Tuesday, 5 May 2015

three day road response #2

It is just like hunting, I think. It is hunting.
This section of the book focusses largely on the war -- specifically on sniping. Xavier and Elijah become snipers, and the description of their actions and thoughts made me think about how we've become so desensitized to war.

I knew what war was when I was growing up; I learned about it in class and from general talk, but I don't ever remember thinking of the 'enemy' as real people. When we talk about war and conflict in our world, we always make it out to be so black and white: the good guys and the bad guys. Our side and their side. The heroes and the villains. And we when we hear about the enemies dying, we're happy about it -- we don't think about the fact that those enemies are people, too, that they have families and lives and maybe they're just fighting for what they believe is right. How has our world desensitized us to violence and war so much that we're happy to know another life has been taken?

The same happens in Three Day Road. When Xavier and Elijah are trained to become snipers, Xavier tells himself that it is just hunting. If he can look at his enemy and see the Germans as deer to be hunted, he won't have to think about the fact that it's actually another human being on the other end of that gun. He's killing people, plain and simple -- even if the action is done in war and in the same of freedom, he's still taking a life. But hunting? Of course that's different. We hunt so we can eat, so we can survive. If he looks at the man he's killing as something to be hunted and caught, maybe it won't be such a hard pill to swallow.

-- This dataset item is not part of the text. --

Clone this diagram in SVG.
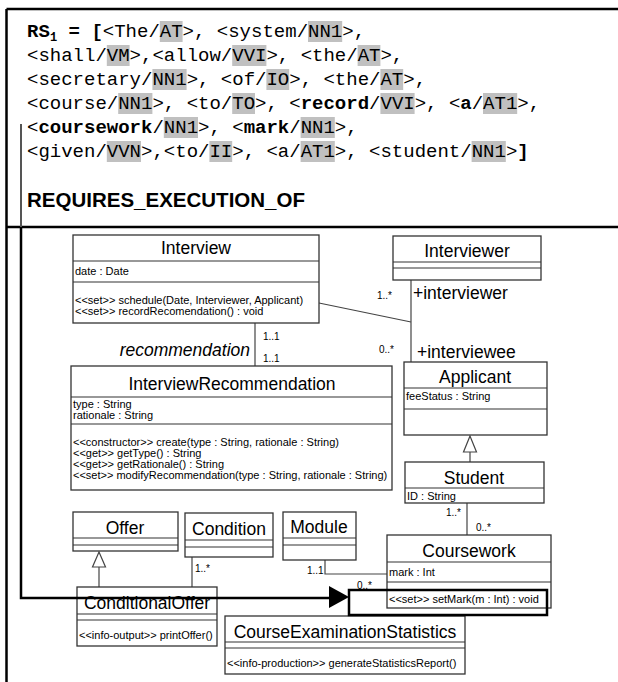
<svg xmlns="http://www.w3.org/2000/svg" width="618" height="682" viewBox="0 0 618 682">
<style>
.mono{font-family:"Liberation Mono","Courier New",monospace;font-size:19px;fill:#000}
.b{font-weight:bold}
.hl{fill:#c0c0c0}
.frame{stroke:#000;stroke-width:2.5;fill:none}
.box{fill:#fff;stroke:#333;stroke-width:1.3}
.dv{stroke:#333;stroke-width:1.2}
.t{font-family:"Liberation Sans",Arial,sans-serif;font-size:17.5px;text-anchor:middle;fill:#000}
.s{font-family:"Liberation Sans",Arial,sans-serif;font-size:11px;fill:#000}
.m{font-family:"Liberation Sans",Arial,sans-serif;font-size:10px;fill:#000}
.r{font-family:"Liberation Sans",Arial,sans-serif;font-size:17.5px;fill:#000}
.conn{stroke:#444;stroke-width:1.2;fill:none}
.tri{fill:#fff;stroke:#444;stroke-width:1.2}
</style>
<rect width="618" height="682" fill="#fff"/>
<!-- frame -->
<g id="frame">
<path class="frame" d="M6.5,9 H618 M6.5,9 V682 M6.5,227 H618"/>
</g>
<!-- requirement sentence -->
<g id="sentence">
<g id="highlights">
<rect class="hl" x="159.8" y="21" width="22.8" height="21"/>
<rect class="hl" x="308" y="21" width="34.2" height="21"/>
<rect class="hl" x="106.8" y="45" width="22.8" height="21"/>
<rect class="hl" x="232.2" y="45" width="34.2" height="21"/>
<rect class="hl" x="357.6" y="45" width="22.8" height="21"/>
<rect class="hl" x="152.4" y="69" width="34.2" height="21"/>
<rect class="hl" x="266.4" y="69" width="22.8" height="21"/>
<rect class="hl" x="380.4" y="69" width="22.8" height="21"/>
<rect class="hl" x="118.2" y="93" width="34.2" height="21"/>
<rect class="hl" x="232.2" y="93" width="22.8" height="21"/>
<rect class="hl" x="380.4" y="93" width="34.2" height="21"/>
<rect class="hl" x="483" y="93" width="34.2" height="21"/>
<rect class="hl" x="163.8" y="117" width="34.2" height="21"/>
<rect class="hl" x="300.6" y="117" width="34.2" height="21"/>
<rect class="hl" x="106.8" y="141" width="34.2" height="21"/>
<rect class="hl" x="209.4" y="141" width="22.8" height="21"/>
<rect class="hl" x="300.6" y="141" width="34.2" height="21"/>
<rect class="hl" x="471.6" y="141" width="34.2" height="21"/>
</g>
<text class="mono b" x="27" y="37">RS</text>
<text class="mono b" x="50" y="41" style="font-size:12px">1</text>
<text class="mono b" x="57.2" y="37" xml:space="preserve"> = [</text>
<text class="mono" x="102.8" y="37">&lt;The/AT&gt;, &lt;system/NN1&gt;,</text>
<text class="mono" x="27" y="61">&lt;shall/VM&gt;,&lt;allow/VVI&gt;, &lt;the/AT&gt;,</text>
<text class="mono" x="27" y="85">&lt;secretary/NN1&gt;, &lt;of/IO&gt;, &lt;the/AT&gt;,</text>
<text class="mono" x="27" y="109" xml:space="preserve">&lt;course/NN1&gt;, &lt;to/TO&gt;, &lt;<tspan class="b">record</tspan>/VVI&gt;, &lt;<tspan class="b">a</tspan>/AT1&gt;,</text>
<text class="mono" x="27" y="133" xml:space="preserve">&lt;<tspan class="b">coursework</tspan>/NN1&gt;, &lt;<tspan class="b">mark</tspan>/NN1&gt;,</text>
<text class="mono" x="27" y="157" xml:space="preserve">&lt;given/VVN&gt;,&lt;to/II&gt;, &lt;a/AT1&gt;, &lt;student/NN1&gt;<tspan class="b">]</tspan></text>
<text x="27" y="207" style="font-family:'Liberation Sans',Arial,sans-serif;font-size:20.5px;font-weight:bold">REQUIRES_EXECUTION_OF</text>
</g>
<!-- connectors -->
<g id="connectors">
<path class="conn" d="M255,323 V366"/>
<path class="conn" d="M319,303 L411,322"/>
<path class="conn" d="M411,280 V362"/>
<path class="conn" d="M470,452 V462"/>
<polygon class="tri" points="470,436 463.5,452 476.5,452"/>
<path class="conn" d="M467,503 V535"/>
<path class="conn" d="M99,567 V587"/>
<polygon class="tri" points="99,552 92.5,567 105.5,567"/>
<path class="conn" d="M192,557 V587"/>
<path class="conn" d="M325,560 V574 H387"/>
<text class="r" x="250" y="356" text-anchor="end" font-style="italic">recommendation</text>
<text class="m" x="263" y="340">1..1</text>
<text class="m" x="263" y="362">1..1</text>
<text class="m" x="377" y="299">1..*</text>
<text class="r" x="413" y="299">+interviewer</text>
<text class="m" x="379" y="353">0..*</text>
<text class="r" x="417" y="358">+interviewee</text>
<text class="m" x="446" y="516">1..*</text>
<text class="m" x="476" y="531">0..*</text>
<text class="m" x="195" y="572">1..*</text>
<text class="m" x="307" y="574">1..1</text>
<text class="m" x="357" y="589">0..*</text>
</g>
<!-- nodes -->
<g id="Interview">
<rect class="box" x="73" y="235" width="246" height="88"/>
<path class="dv" d="M73,261 H319 M73,282 H319"/>
<text class="t" x="196" y="254">Interview</text>
<text class="s" x="75" y="275">date : Date</text>
<text class="s" x="75" y="304">&lt;&lt;set&gt;&gt; schedule(Date, Interviewer, Applicant)</text>
<text class="s" x="75" y="315">&lt;&lt;set&gt;&gt; recordRecomendation() : void</text>
</g>
<g id="Interviewer">
<rect class="box" x="393" y="236" width="148" height="44"/>
<path class="dv" d="M393,262 H541 M393,268 H541"/>
<text class="t" x="467" y="257">Interviewer</text>
</g>
<g id="InterviewRecommendation">
<rect class="box" x="71" y="366" width="321" height="124"/>
<path class="dv" d="M71,397 H392 M71,424 H392"/>
<text class="t" x="232" y="390">InterviewRecommendation</text>
<text class="s" x="73" y="408">type : String</text>
<text class="s" x="73" y="419">rationale : String</text>
<text class="s" x="73" y="446">&lt;&lt;constructor&gt;&gt; create(type : String, rationale : String)</text>
<text class="s" x="73" y="457">&lt;&lt;get&gt;&gt; getType() : String</text>
<text class="s" x="73" y="468">&lt;&lt;get&gt;&gt; getRationale() : String</text>
<text class="s" x="73" y="479">&lt;&lt;set&gt;&gt; modifyRecommendation(type : String, rationale : String)</text>
</g>
<g id="Applicant">
<rect class="box" x="404" y="362" width="143" height="73"/>
<path class="dv" d="M404,388 H547 M404,409 H547"/>
<text class="t" x="475" y="383">Applicant</text>
<text class="s" x="406" y="400">feeStatus : String</text>
</g>
<g id="Student">
<rect class="box" x="405" y="462" width="139" height="41"/>
<path class="dv" d="M405,488 H544"/>
<text class="t" x="474" y="484">Student</text>
<text class="s" x="407" y="500">ID : String</text>
</g>
<g id="Offer">
<rect class="box" x="73" y="512" width="105" height="39"/>
<path class="dv" d="M73,538 H178 M73,545 H178"/>
<text class="t" x="125" y="534">Offer</text>
</g>
<g id="Condition">
<rect class="box" x="185" y="513" width="88" height="44"/>
<path class="dv" d="M185,540 H273 M185,547 H273"/>
<text class="t" x="229" y="535">Condition</text>
</g>
<g id="Module">
<rect class="box" x="283" y="512" width="73" height="48"/>
<path class="dv" d="M283,538 H356 M283,545 H356"/>
<text class="t" x="319" y="533">Module</text>
</g>
<g id="Coursework">
<rect class="box" x="387" y="535" width="164" height="73"/>
<path class="dv" d="M387,562 H551 M387,582 H551"/>
<text class="t" x="469" y="557">Coursework</text>
<text class="s" x="389" y="576">mark : Int</text>
<text class="s" x="389" y="603">&lt;&lt;set&gt;&gt; setMark(m : Int) : void</text>
</g>
<g id="ConditionalOffer">
<rect class="box" x="77" y="587" width="140" height="59"/>
<path class="dv" d="M77,614 H217 M77,620 H217"/>
<text class="t" x="147" y="609">ConditionalOffer</text>
<text class="s" x="79" y="639">&lt;&lt;info-output&gt;&gt; printOffer()</text>
</g>
<g id="CourseExaminationStatistics">
<rect class="box" x="225" y="616" width="240" height="58"/>
<path class="dv" d="M225,642 H465 M225,648 H465"/>
<text class="t" x="345" y="638">CourseExaminationStatistics</text>
<text class="s" x="227" y="667">&lt;&lt;info-production&gt;&gt; generateStatisticsReport()</text>
</g>
<!-- trace arrow and highlight -->
<g id="trace">
<path d="M21,124 V228" stroke="#555" stroke-width="2" fill="none"/>
<path d="M21,227 V598 H331" stroke="#000" stroke-width="2.5" fill="none"/>
<polygon points="329,586 349,597 329,608" fill="#000"/>
<rect x="349" y="590" width="198" height="25" fill="none" stroke="#000" stroke-width="2.5"/>
</g>
</svg>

I wonder if the rest of the soldiers did that too -- told themselves they weren't killing people, told themselves the enemy was just something to be hunted for sport or survival. Maybe it helped them sleep at night. Somehow, I can't really blame them.

1 comment:

  1. Can you believe this was one of my first war books? I don't like reading about the harsh realities of life-I like my little bubble. But I'm glad that I read this book! Thanks for the response.